So when you outsource, what are you really buying?
In a past career I needed to develop a better revenue forecasting and goal model for a centralized recovery operation (I oversaw the Agency Management arm of that recovery operation). What I wanted was a model that could accurately forecast gross and net revenues, account for multiple product lines, quickly roll-up numbers (product line, division, corporate) and drill down on numbers (vendor, batch, month), and establish goals for vendors.
To make the “how” happen, I organized a working session with my team’s Business Analyst and three operational executives from three different agencies in my agency network. The agency guys I picked for the session had terrific track records for performance, were easy to work with, and had previously demonstrated great problem solving skills. For the session, we grabbed a conference room, ordered in sandwiches, and hashed out an awesome forecast/goal model – the model met all the objectives I laid out and was very well received within the ranks of the organization I worked for.
In my current career, the IT division of my organization is in the thick of an intense security audit. The audit is complex because it requires the interpretation of regulations and the development and implementation of strategies to comply with said regulations. In this example – like my previous example – we again blurred the lines between client and vendor and utilized the management of our Network/Hardware vendor to problem solve and hash out a first class security program.

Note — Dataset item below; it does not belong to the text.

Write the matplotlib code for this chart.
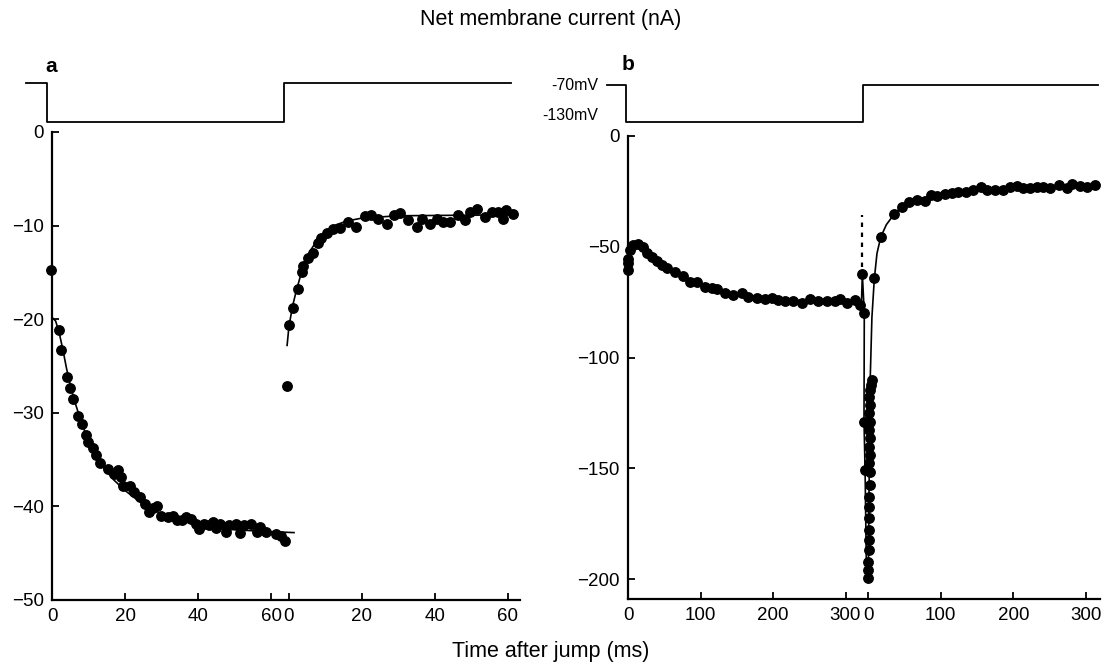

The management of our IT vendor has a terrific track record for performance, is easy to work with, and has previously demonstrated great problem solving skills. So far, the results of our audit are great – to use a third party’s perspective, the auditor reviewing us described our plan as the best he’s seen in years.
So what’s my point?
From my perspective, hiring a great vendor is on par with hiring a great manager. It goes without saying that the manager should do a great job managing his or her respective area of responsibility. But more importantly – especially in today’s rapidly changing environment – he or she is there to problem solve and tackle new organizational challenges and new organizational problems.
When I hire a vendor, I look beyond simply offloading the work and look to gauge the fit of the manager – or management team – I’m hiring. Tests like ease of use (accessibility, responsiveness, rapport building), industry expertise, and problem solving/conceptual skills are great tests to apply to the “vendor/manager” you’re hiring. Look for the “blur” that makes it impossible to tell the difference between vendor and client.